→ WRITTEN EXERCISE
Reproduce the listing below in full and without alteration, apart from its pictures.
════
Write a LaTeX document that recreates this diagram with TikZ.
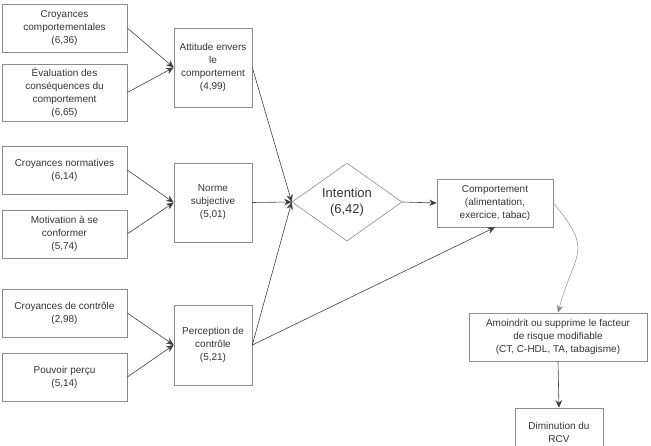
\documentclass[tikz,border=0pt]{standalone}
\usepackage{fontspec}
\setmainfont{Liberation Sans}
\usetikzlibrary{arrows.meta,shapes.geometric}
\definecolor{boxgray}{gray}{0.55}
\definecolor{linegray}{gray}{0.25}
\definecolor{textgray}{gray}{0.2}
\tikzset{
	facteur/.style={draw=boxgray, line width=0.6pt, text=textgray, align=center, inner sep=1pt, font=\fontsize{10}{13}\selectfont},
	fleche/.style={draw=linegray, line width=0.6pt, -{Stealth[length=7.5pt,width=6.5pt]}}
}

\begin{document}
\begin{tikzpicture}[x=1pt, y=-1pt]
		%%%%% START %%%%%
		
		\useasboundingbox (0, 0) rectangle (651, 446);
		
		\node[facteur, minimum width=125pt, minimum height=48pt] (croycomp) at (64.5, 28) {Croyances\\comportementales\\(6,36)};
		\node[facteur, minimum width=125pt, minimum height=57pt] (evalcons) at (64.5, 92.5) {Évaluation des\\conséquences du\\comportement\\(6,65)};
		\node[facteur, minimum width=125pt, minimum height=48pt] (croynorm) at (64.5, 170) {Croyances normatives\\(6,14)};
		\node[facteur, minimum width=125pt, minimum height=48pt] (motiv) at (64.5, 234) {Motivation à se\\conformer\\(5,74)};
		\node[facteur, minimum width=125pt, minimum height=48pt] (croycont) at (64.5, 313) {Croyances de contrôle\\(2,98)};
		\node[facteur, minimum width=125pt, minimum height=48pt] (pouvoir) at (64.5, 377) {Pouvoir perçu\\(5,14)};
		
		\node[facteur, minimum width=78pt, minimum height=79pt] (attitude) at (213, 67.5) {Attitude envers\\le\\comportement\\(4,99)};
		\node[facteur, minimum width=78pt, minimum height=79pt] (norme) at (213, 202.5) {Norme\\subjective\\(5,01)};
		\node[facteur, minimum width=78pt, minimum height=80pt] (perception) at (213, 345) {Perception de\\contrôle\\(5,21)};
		
		\node[facteur, shape=diamond, inner sep=0pt, minimum width=110pt, minimum height=78pt, font=\fontsize{13}{15.5}\selectfont] (intention) at (347, 202) {Intention\\(6,42)};
		
		\node[facteur, minimum width=116pt, minimum height=48pt] (comportement) at (495, 203) {Comportement\\(alimentation,\\exercice, tabac)};
		\node[facteur, minimum width=178pt, minimum height=48pt] (amoindrit) at (558, 337) {Amoindrit ou supprime le facteur\\de risque modifiable\\(CT, C-HDL, TA, tabagisme)};
		\node[facteur, minimum width=88pt, minimum height=48pt] (diminution) at (559, 432) {Diminution du\\RCV};
		
		\draw[fleche] (croycomp.east) -- (attitude.west);
		\draw[fleche] (evalcons.east) -- (attitude.west);
		\draw[fleche] (croynorm.east) -- (norme.west);
		\draw[fleche] (motiv.east) -- (norme.west);
		\draw[fleche] (croycont.east) -- (perception.west);
		\draw[fleche] (pouvoir.east) -- (perception.west);
		
		\draw[fleche] (attitude.east) -- (intention.west);
		\draw[fleche] (norme.east) -- (intention.west);
		\draw[fleche] (perception.east) -- (intention.west);
		
		\draw[fleche] (intention.east) -- (comportement.west);
		\draw[fleche] (perception.east) -- (comportement.south);
		
		\draw[fleche, draw=boxgray, line width=0.5pt] (comportement.east) to[out=-50, in=75, looseness=1.5] (amoindrit.north);
		\draw[fleche] (amoindrit.south) -- (diminution.north);
		
		%%%%% END %%%%%
	\end{tikzpicture}
\end{document}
════
→ ANSWER TO THIS EXERCISE
Write a LaTeX document that recreates this diagram with TikZ.
\documentclass[tikz,border=0pt]{standalone}
\usepackage{fontspec}
\setmainfont{Liberation Sans}
\usetikzlibrary{arrows.meta,shapes.geometric}
\definecolor{boxgray}{gray}{0.55}
\definecolor{linegray}{gray}{0.25}
\definecolor{textgray}{gray}{0.2}
\tikzset{
	facteur/.style={draw=boxgray, line width=0.6pt, text=textgray, align=center, inner sep=1pt, font=\fontsize{10}{13}\selectfont},
	fleche/.style={draw=linegray, line width=0.6pt, -{Stealth[length=7.5pt,width=6.5pt]}}
}

\begin{document}
\begin{tikzpicture}[x=1pt, y=-1pt]
		%%%%% START %%%%%
		
		\useasboundingbox (0, 0) rectangle (651, 446);
		
		\node[facteur, minimum width=125pt, minimum height=48pt] (croycomp) at (64.5, 28) {Croyances\\comportementales\\(6,36)};
		\node[facteur, minimum width=125pt, minimum height=57pt] (evalcons) at (64.5, 92.5) {Évaluation des\\conséquences du\\comportement\\(6,65)};
		\node[facteur, minimum width=125pt, minimum height=48pt] (croynorm) at (64.5, 170) {Croyances normatives\\(6,14)};
		\node[facteur, minimum width=125pt, minimum height=48pt] (motiv) at (64.5, 234) {Motivation à se\\conformer\\(5,74)};
		\node[facteur, minimum width=125pt, minimum height=48pt] (croycont) at (64.5, 313) {Croyances de contrôle\\(2,98)};
		\node[facteur, minimum width=125pt, minimum height=48pt] (pouvoir) at (64.5, 377) {Pouvoir perçu\\(5,14)};
		
		\node[facteur, minimum width=78pt, minimum height=79pt] (attitude) at (213, 67.5) {Attitude envers\\le\\comportement\\(4,99)};
		\node[facteur, minimum width=78pt, minimum height=79pt] (norme) at (213, 202.5) {Norme\\subjective\\(5,01)};
		\node[facteur, minimum width=78pt, minimum height=80pt] (perception) at (213, 345) {Perception de\\contrôle\\(5,21)};
		
		\node[facteur, shape=diamond, inner sep=0pt, minimum width=110pt, minimum height=78pt, font=\fontsize{13}{15.5}\selectfont] (intention) at (347, 202) {Intention\\(6,42)};
		
		\node[facteur, minimum width=116pt, minimum height=48pt] (comportement) at (495, 203) {Comportement\\(alimentation,\\exercice, tabac)};
		\node[facteur, minimum width=178pt, minimum height=48pt] (amoindrit) at (558, 337) {Amoindrit ou supprime le facteur\\de risque modifiable\\(CT, C-HDL, TA, tabagisme)};
		\node[facteur, minimum width=88pt, minimum height=48pt] (diminution) at (559, 432) {Diminution du\\RCV};
		
		\draw[fleche] (croycomp.east) -- (attitude.west);
		\draw[fleche] (evalcons.east) -- (attitude.west);
		\draw[fleche] (croynorm.east) -- (norme.west);
		\draw[fleche] (motiv.east) -- (norme.west);
		\draw[fleche] (croycont.east) -- (perception.west);
		\draw[fleche] (pouvoir.east) -- (perception.west);
		
		\draw[fleche] (attitude.east) -- (intention.west);
		\draw[fleche] (norme.east) -- (intention.west);
		\draw[fleche] (perception.east) -- (intention.west);
		
		\draw[fleche] (intention.east) -- (comportement.west);
		\draw[fleche] (perception.east) -- (comportement.south);
		
		\draw[fleche, draw=boxgray, line width=0.5pt] (comportement.east) to[out=-50, in=75, looseness=1.5] (amoindrit.north);
		\draw[fleche] (amoindrit.south) -- (diminution.north);
		
		%%%%% END %%%%%
	\end{tikzpicture}
\end{document}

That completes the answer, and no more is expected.